Instruction.
Nothing outside the lines from the one containing "Recreate this image" down to the one containing "from matplotlib.ticker import MultipleLocator" belongs in the copy; print that span exactly, both ends included, with pictures removed.

──────── Entries supplied ────────

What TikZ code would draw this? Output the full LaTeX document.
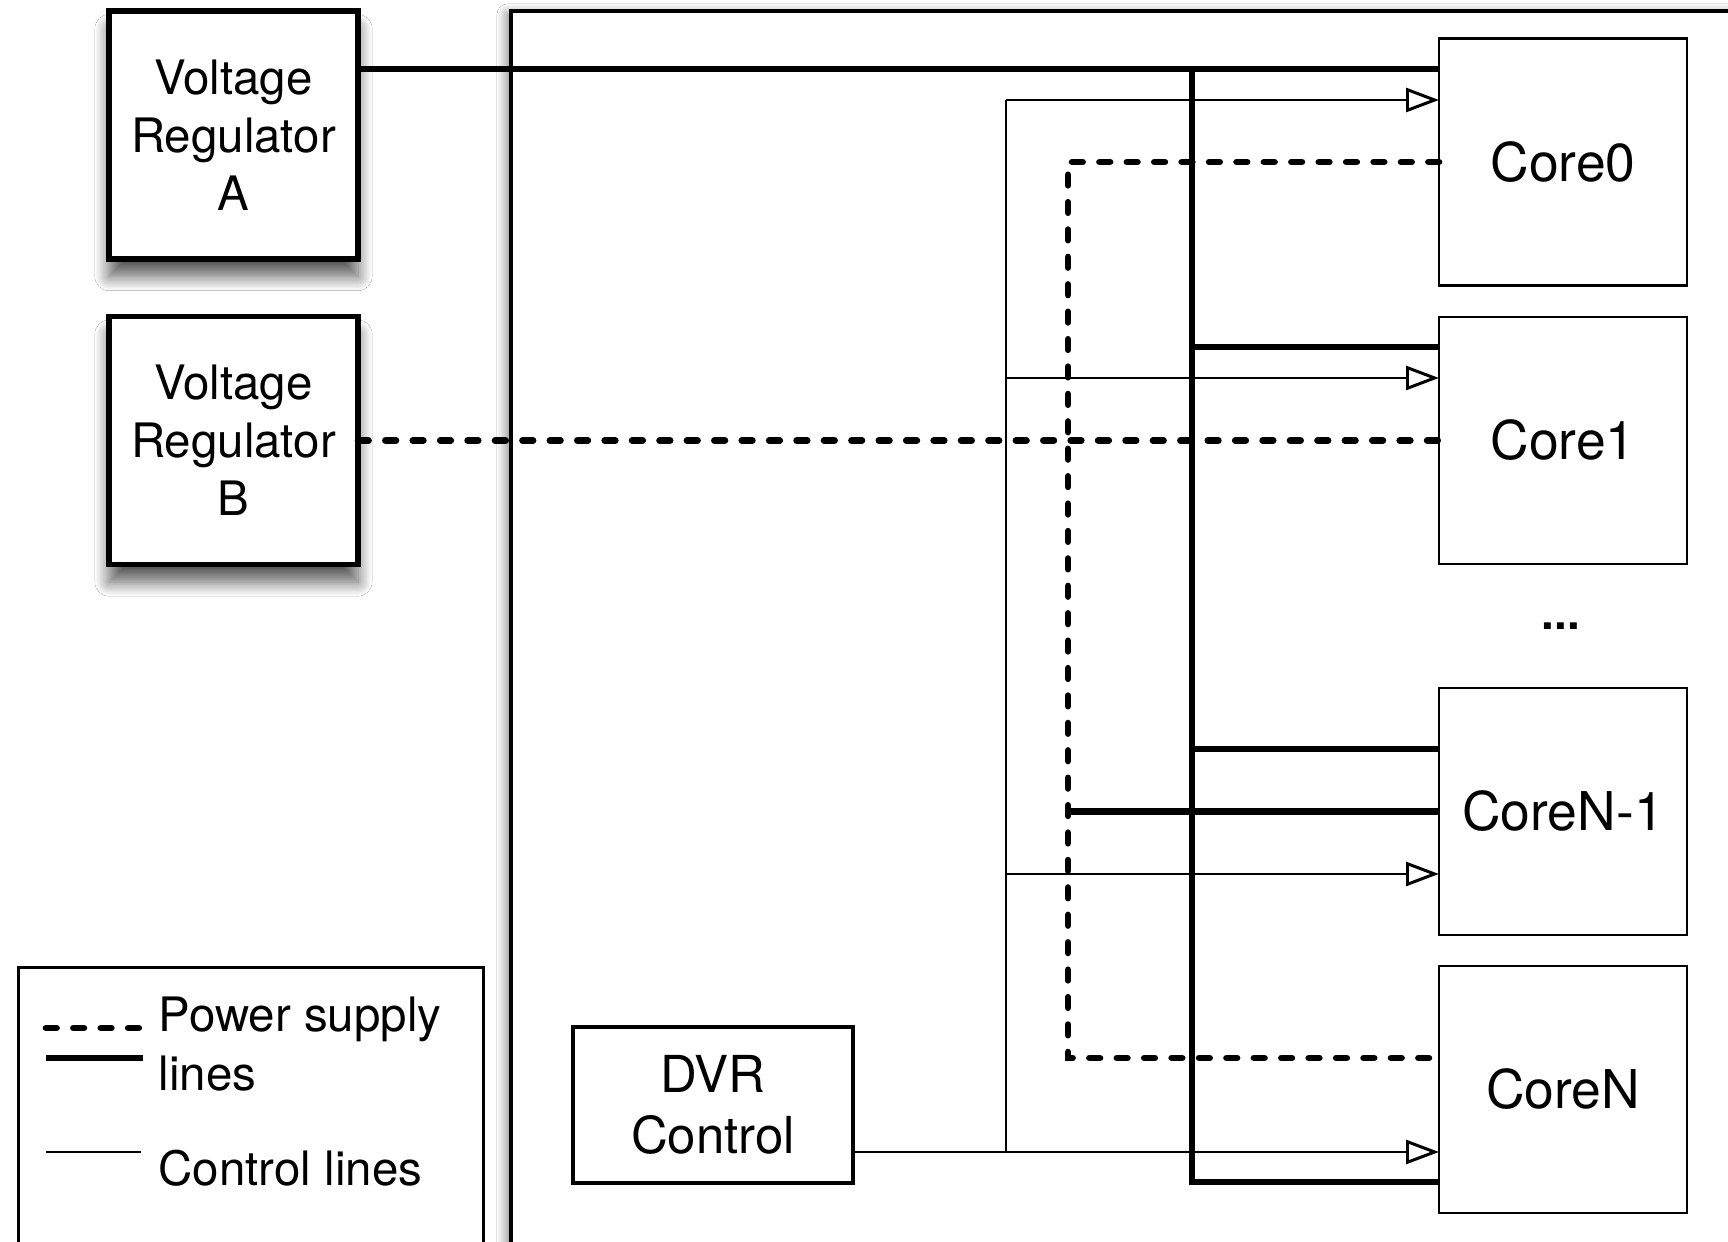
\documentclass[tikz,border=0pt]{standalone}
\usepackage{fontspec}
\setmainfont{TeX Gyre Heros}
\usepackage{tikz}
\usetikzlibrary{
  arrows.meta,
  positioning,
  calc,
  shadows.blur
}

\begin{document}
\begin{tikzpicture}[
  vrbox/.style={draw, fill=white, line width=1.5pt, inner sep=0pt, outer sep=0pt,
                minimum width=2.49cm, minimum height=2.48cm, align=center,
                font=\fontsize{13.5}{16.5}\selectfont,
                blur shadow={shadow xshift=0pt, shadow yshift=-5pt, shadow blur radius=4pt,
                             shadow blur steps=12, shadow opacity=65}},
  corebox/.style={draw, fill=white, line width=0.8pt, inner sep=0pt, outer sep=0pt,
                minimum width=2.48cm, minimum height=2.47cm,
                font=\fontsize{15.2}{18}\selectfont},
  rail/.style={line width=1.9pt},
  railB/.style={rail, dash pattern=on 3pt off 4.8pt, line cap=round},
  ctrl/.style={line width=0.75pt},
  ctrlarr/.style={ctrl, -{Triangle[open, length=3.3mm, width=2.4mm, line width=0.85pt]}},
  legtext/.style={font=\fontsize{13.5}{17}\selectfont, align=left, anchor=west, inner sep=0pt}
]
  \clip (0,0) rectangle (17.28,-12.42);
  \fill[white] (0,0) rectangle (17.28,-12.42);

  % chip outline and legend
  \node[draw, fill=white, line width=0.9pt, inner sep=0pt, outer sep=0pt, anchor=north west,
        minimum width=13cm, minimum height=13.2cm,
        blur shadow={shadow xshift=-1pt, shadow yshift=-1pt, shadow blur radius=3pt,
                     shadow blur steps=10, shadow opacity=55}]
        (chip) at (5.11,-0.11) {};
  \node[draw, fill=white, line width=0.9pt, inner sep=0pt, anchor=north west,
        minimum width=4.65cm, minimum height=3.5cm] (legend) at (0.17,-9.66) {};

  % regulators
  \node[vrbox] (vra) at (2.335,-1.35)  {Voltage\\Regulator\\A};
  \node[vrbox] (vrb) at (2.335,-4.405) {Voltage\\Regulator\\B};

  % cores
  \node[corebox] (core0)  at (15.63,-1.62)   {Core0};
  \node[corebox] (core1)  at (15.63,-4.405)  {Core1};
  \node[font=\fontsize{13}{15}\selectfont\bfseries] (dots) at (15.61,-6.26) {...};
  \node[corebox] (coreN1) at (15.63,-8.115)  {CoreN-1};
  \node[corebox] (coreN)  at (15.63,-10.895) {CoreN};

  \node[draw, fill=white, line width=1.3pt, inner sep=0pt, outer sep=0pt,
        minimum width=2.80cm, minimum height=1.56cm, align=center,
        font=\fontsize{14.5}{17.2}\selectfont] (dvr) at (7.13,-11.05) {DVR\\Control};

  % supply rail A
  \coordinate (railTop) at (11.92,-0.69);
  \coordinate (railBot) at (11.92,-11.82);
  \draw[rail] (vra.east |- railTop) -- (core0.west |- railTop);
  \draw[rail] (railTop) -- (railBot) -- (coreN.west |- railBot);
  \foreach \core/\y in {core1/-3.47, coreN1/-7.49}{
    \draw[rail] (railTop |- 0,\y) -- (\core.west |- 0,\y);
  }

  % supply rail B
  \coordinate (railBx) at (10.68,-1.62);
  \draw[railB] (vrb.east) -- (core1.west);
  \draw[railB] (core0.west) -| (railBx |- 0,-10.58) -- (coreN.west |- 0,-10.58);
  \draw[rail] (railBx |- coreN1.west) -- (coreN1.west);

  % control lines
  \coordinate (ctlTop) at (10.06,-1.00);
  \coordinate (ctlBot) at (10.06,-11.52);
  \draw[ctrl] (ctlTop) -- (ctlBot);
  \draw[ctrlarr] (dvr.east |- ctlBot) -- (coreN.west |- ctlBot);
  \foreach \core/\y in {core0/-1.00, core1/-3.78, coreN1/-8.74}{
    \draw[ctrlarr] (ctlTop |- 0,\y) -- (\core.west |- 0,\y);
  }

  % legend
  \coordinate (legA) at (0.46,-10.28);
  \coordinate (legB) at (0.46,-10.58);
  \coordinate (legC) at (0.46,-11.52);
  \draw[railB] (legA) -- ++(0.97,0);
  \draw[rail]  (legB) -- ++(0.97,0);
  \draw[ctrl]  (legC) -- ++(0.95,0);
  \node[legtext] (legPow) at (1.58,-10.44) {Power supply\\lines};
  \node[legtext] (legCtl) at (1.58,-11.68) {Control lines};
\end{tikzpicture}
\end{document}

────────
──────── Entries supplied ────────

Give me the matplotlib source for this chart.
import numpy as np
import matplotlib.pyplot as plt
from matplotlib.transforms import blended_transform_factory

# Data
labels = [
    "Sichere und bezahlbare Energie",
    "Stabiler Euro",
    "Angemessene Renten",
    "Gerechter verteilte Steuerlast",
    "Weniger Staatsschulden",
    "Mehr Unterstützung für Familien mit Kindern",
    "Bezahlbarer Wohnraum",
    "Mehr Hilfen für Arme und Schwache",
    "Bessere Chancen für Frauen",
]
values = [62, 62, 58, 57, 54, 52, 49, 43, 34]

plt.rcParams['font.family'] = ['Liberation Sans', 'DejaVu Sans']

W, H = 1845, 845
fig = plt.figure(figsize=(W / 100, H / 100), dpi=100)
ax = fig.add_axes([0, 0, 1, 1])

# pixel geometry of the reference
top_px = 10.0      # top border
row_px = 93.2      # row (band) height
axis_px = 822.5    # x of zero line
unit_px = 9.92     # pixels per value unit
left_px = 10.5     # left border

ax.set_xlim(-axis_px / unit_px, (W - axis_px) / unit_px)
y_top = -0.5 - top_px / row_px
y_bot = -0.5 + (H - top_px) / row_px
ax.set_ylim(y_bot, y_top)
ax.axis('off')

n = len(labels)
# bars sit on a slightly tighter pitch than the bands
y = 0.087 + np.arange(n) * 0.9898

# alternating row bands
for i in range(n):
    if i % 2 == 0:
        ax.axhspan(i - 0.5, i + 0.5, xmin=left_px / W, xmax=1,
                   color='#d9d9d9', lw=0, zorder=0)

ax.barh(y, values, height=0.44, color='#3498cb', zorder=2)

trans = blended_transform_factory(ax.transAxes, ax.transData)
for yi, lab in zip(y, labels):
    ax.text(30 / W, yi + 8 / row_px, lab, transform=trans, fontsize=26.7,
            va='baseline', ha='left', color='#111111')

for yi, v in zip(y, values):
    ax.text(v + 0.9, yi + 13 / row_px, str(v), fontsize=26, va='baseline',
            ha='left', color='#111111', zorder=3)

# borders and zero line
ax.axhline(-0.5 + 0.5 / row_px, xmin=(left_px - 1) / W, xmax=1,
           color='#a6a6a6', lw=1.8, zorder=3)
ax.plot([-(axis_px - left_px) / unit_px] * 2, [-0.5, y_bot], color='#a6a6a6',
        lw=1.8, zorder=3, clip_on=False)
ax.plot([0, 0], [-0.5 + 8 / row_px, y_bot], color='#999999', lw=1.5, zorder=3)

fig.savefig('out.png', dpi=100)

────────
──────── Entries supplied ────────

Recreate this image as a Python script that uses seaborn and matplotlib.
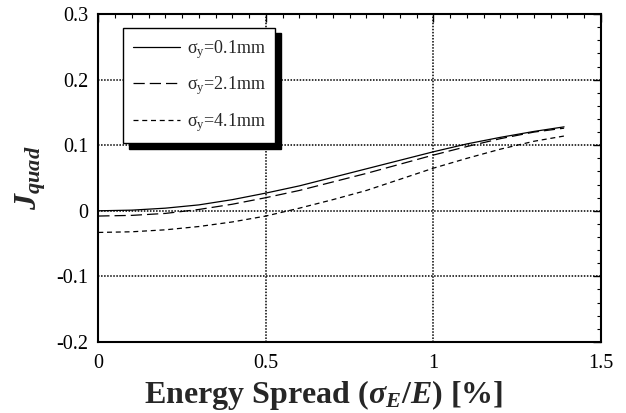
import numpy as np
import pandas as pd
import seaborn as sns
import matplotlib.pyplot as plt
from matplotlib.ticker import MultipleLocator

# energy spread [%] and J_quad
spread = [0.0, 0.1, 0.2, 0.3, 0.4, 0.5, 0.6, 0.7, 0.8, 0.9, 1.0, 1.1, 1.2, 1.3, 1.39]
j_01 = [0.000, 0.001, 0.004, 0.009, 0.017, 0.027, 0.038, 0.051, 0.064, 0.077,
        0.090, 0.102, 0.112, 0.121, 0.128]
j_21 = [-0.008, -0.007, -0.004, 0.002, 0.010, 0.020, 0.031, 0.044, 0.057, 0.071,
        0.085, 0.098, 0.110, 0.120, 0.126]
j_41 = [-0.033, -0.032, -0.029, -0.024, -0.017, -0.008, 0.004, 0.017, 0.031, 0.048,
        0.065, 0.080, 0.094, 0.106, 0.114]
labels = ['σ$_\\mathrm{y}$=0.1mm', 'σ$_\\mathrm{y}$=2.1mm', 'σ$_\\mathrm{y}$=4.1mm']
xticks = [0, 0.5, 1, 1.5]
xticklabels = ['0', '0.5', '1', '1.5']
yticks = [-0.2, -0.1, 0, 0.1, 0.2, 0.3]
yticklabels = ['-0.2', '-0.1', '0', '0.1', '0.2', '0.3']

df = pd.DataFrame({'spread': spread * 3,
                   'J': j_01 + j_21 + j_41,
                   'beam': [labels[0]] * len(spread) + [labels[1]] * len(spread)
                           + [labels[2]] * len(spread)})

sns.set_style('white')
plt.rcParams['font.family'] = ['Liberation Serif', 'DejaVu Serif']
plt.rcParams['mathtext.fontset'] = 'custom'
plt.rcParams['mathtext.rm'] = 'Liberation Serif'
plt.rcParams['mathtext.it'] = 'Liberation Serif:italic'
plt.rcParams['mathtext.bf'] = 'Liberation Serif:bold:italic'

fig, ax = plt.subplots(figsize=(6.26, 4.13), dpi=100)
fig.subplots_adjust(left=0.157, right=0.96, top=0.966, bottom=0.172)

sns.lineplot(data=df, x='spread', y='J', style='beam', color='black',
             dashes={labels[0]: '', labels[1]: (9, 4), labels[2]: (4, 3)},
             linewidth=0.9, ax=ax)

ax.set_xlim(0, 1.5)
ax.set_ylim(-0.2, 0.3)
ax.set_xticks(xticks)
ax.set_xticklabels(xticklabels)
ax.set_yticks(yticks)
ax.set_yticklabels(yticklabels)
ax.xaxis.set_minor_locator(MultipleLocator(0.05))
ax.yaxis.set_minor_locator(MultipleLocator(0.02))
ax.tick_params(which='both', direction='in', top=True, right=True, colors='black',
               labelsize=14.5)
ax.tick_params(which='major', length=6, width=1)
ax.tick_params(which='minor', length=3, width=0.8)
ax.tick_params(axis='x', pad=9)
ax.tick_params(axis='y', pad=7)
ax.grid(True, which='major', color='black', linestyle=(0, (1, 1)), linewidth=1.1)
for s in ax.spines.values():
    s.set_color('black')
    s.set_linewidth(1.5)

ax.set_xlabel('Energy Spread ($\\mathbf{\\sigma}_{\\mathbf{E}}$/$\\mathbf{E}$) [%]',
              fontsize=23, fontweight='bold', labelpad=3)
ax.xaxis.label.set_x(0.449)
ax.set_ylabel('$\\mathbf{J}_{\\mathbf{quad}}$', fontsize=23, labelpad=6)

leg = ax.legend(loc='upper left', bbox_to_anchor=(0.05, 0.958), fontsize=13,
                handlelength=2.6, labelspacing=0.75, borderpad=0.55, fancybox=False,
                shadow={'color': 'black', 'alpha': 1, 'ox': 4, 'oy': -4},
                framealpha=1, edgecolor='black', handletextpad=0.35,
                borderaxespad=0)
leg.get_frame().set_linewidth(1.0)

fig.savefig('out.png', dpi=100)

────────

Task result.
Recreate this image as a Python script that uses seaborn and matplotlib.
import numpy as np
import pandas as pd
import seaborn as sns
import matplotlib.pyplot as plt
from matplotlib.ticker import MultipleLocator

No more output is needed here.